GIVEN EXERCISE
Give every line of the data again, unchanged, but with no pictures.

RAW DATA
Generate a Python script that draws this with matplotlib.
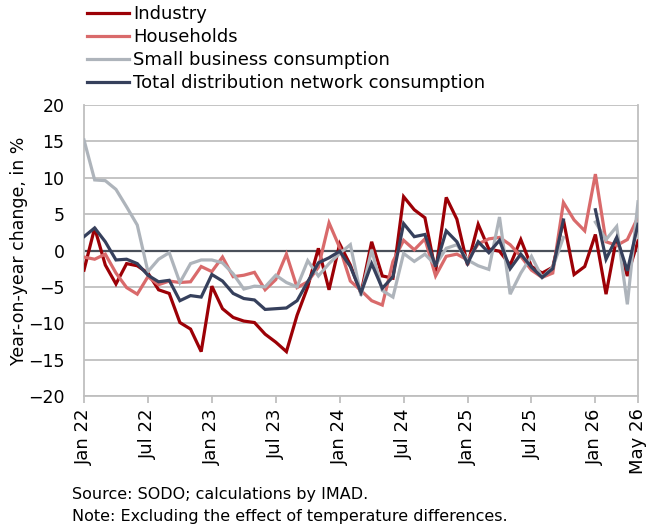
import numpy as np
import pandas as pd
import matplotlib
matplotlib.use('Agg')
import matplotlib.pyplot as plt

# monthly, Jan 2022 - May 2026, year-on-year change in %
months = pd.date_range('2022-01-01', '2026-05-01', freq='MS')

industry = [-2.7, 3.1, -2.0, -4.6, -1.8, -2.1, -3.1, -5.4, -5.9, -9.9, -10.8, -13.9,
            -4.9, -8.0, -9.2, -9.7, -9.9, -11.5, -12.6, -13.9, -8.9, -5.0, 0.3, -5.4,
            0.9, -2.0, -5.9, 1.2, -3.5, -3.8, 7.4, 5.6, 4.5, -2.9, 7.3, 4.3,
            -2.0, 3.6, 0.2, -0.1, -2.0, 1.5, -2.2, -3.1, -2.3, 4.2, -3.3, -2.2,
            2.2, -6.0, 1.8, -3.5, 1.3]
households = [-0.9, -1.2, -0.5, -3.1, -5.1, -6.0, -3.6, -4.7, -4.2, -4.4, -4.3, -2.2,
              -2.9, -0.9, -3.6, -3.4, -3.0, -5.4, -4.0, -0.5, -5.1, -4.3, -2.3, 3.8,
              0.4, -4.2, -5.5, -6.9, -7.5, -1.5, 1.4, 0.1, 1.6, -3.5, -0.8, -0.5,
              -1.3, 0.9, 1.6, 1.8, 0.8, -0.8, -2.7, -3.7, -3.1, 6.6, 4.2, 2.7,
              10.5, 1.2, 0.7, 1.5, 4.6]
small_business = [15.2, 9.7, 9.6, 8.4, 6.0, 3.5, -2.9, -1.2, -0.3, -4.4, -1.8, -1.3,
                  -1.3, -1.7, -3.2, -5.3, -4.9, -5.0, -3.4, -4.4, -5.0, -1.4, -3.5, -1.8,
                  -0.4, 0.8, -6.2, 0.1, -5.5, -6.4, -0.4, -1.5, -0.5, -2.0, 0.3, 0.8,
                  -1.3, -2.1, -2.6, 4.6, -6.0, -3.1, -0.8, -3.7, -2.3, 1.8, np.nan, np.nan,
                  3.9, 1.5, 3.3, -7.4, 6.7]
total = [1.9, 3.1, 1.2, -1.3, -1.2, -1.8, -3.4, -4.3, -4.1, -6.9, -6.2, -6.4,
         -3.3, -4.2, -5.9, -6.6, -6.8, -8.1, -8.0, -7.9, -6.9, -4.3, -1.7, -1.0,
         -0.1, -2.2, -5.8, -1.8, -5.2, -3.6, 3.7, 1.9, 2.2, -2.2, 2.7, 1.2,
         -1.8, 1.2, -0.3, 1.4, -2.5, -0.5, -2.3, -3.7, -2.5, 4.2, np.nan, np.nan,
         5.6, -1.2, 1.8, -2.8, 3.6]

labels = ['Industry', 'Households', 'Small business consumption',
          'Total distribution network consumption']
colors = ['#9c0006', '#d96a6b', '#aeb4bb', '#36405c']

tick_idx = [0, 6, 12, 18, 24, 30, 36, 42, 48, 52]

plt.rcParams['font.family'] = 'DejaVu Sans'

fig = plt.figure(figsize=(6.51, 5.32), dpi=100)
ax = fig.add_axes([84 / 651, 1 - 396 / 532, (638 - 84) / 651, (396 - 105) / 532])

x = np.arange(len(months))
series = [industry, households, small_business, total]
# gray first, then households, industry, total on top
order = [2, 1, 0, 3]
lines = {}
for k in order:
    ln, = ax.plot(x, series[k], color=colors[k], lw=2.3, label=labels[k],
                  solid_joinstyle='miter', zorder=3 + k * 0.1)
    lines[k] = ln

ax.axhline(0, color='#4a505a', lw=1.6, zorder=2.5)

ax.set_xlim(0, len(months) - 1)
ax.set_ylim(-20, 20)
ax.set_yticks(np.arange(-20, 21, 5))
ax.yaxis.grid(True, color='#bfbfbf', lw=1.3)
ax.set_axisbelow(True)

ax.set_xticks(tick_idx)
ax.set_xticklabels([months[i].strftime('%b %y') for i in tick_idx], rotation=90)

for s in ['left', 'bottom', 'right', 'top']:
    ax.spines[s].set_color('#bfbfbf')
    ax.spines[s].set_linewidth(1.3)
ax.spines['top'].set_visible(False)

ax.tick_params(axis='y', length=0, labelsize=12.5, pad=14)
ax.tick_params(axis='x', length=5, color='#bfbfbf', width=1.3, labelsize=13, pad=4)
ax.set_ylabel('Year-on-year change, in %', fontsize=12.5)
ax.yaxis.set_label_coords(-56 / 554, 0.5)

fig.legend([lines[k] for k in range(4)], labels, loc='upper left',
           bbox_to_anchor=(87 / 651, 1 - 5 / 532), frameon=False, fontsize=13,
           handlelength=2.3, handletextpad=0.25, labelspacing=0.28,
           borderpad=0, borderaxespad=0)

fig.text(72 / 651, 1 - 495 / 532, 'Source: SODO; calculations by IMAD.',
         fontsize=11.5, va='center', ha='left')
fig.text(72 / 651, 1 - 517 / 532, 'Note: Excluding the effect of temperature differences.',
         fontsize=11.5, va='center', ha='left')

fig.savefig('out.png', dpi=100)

COMPLETE OUTPUT
Generate a Python script that draws this with matplotlib.
import numpy as np
import pandas as pd
import matplotlib
matplotlib.use('Agg')
import matplotlib.pyplot as plt

# monthly, Jan 2022 - May 2026, year-on-year change in %
months = pd.date_range('2022-01-01', '2026-05-01', freq='MS')

industry = [-2.7, 3.1, -2.0, -4.6, -1.8, -2.1, -3.1, -5.4, -5.9, -9.9, -10.8, -13.9,
            -4.9, -8.0, -9.2, -9.7, -9.9, -11.5, -12.6, -13.9, -8.9, -5.0, 0.3, -5.4,
            0.9, -2.0, -5.9, 1.2, -3.5, -3.8, 7.4, 5.6, 4.5, -2.9, 7.3, 4.3,
            -2.0, 3.6, 0.2, -0.1, -2.0, 1.5, -2.2, -3.1, -2.3, 4.2, -3.3, -2.2,
            2.2, -6.0, 1.8, -3.5, 1.3]
households = [-0.9, -1.2, -0.5, -3.1, -5.1, -6.0, -3.6, -4.7, -4.2, -4.4, -4.3, -2.2,
              -2.9, -0.9, -3.6, -3.4, -3.0, -5.4, -4.0, -0.5, -5.1, -4.3, -2.3, 3.8,
              0.4, -4.2, -5.5, -6.9, -7.5, -1.5, 1.4, 0.1, 1.6, -3.5, -0.8, -0.5,
              -1.3, 0.9, 1.6, 1.8, 0.8, -0.8, -2.7, -3.7, -3.1, 6.6, 4.2, 2.7,
              10.5, 1.2, 0.7, 1.5, 4.6]
small_business = [15.2, 9.7, 9.6, 8.4, 6.0, 3.5, -2.9, -1.2, -0.3, -4.4, -1.8, -1.3,
                  -1.3, -1.7, -3.2, -5.3, -4.9, -5.0, -3.4, -4.4, -5.0, -1.4, -3.5, -1.8,
                  -0.4, 0.8, -6.2, 0.1, -5.5, -6.4, -0.4, -1.5, -0.5, -2.0, 0.3, 0.8,
                  -1.3, -2.1, -2.6, 4.6, -6.0, -3.1, -0.8, -3.7, -2.3, 1.8, np.nan, np.nan,
                  3.9, 1.5, 3.3, -7.4, 6.7]
total = [1.9, 3.1, 1.2, -1.3, -1.2, -1.8, -3.4, -4.3, -4.1, -6.9, -6.2, -6.4,
         -3.3, -4.2, -5.9, -6.6, -6.8, -8.1, -8.0, -7.9, -6.9, -4.3, -1.7, -1.0,
         -0.1, -2.2, -5.8, -1.8, -5.2, -3.6, 3.7, 1.9, 2.2, -2.2, 2.7, 1.2,
         -1.8, 1.2, -0.3, 1.4, -2.5, -0.5, -2.3, -3.7, -2.5, 4.2, np.nan, np.nan,
         5.6, -1.2, 1.8, -2.8, 3.6]

labels = ['Industry', 'Households', 'Small business consumption',
          'Total distribution network consumption']
colors = ['#9c0006', '#d96a6b', '#aeb4bb', '#36405c']

tick_idx = [0, 6, 12, 18, 24, 30, 36, 42, 48, 52]

plt.rcParams['font.family'] = 'DejaVu Sans'

fig = plt.figure(figsize=(6.51, 5.32), dpi=100)
ax = fig.add_axes([84 / 651, 1 - 396 / 532, (638 - 84) / 651, (396 - 105) / 532])

x = np.arange(len(months))
series = [industry, households, small_business, total]
# gray first, then households, industry, total on top
order = [2, 1, 0, 3]
lines = {}
for k in order:
    ln, = ax.plot(x, series[k], color=colors[k], lw=2.3, label=labels[k],
                  solid_joinstyle='miter', zorder=3 + k * 0.1)
    lines[k] = ln

ax.axhline(0, color='#4a505a', lw=1.6, zorder=2.5)

ax.set_xlim(0, len(months) - 1)
ax.set_ylim(-20, 20)
ax.set_yticks(np.arange(-20, 21, 5))
ax.yaxis.grid(True, color='#bfbfbf', lw=1.3)
ax.set_axisbelow(True)

ax.set_xticks(tick_idx)
ax.set_xticklabels([months[i].strftime('%b %y') for i in tick_idx], rotation=90)

for s in ['left', 'bottom', 'right', 'top']:
    ax.spines[s].set_color('#bfbfbf')
    ax.spines[s].set_linewidth(1.3)
ax.spines['top'].set_visible(False)

ax.tick_params(axis='y', length=0, labelsize=12.5, pad=14)
ax.tick_params(axis='x', length=5, color='#bfbfbf', width=1.3, labelsize=13, pad=4)
ax.set_ylabel('Year-on-year change, in %', fontsize=12.5)
ax.yaxis.set_label_coords(-56 / 554, 0.5)

fig.legend([lines[k] for k in range(4)], labels, loc='upper left',
           bbox_to_anchor=(87 / 651, 1 - 5 / 532), frameon=False, fontsize=13,
           handlelength=2.3, handletextpad=0.25, labelspacing=0.28,
           borderpad=0, borderaxespad=0)

fig.text(72 / 651, 1 - 495 / 532, 'Source: SODO; calculations by IMAD.',
         fontsize=11.5, va='center', ha='left')
fig.text(72 / 651, 1 - 517 / 532, 'Note: Excluding the effect of temperature differences.',
         fontsize=11.5, va='center', ha='left')

fig.savefig('out.png', dpi=100)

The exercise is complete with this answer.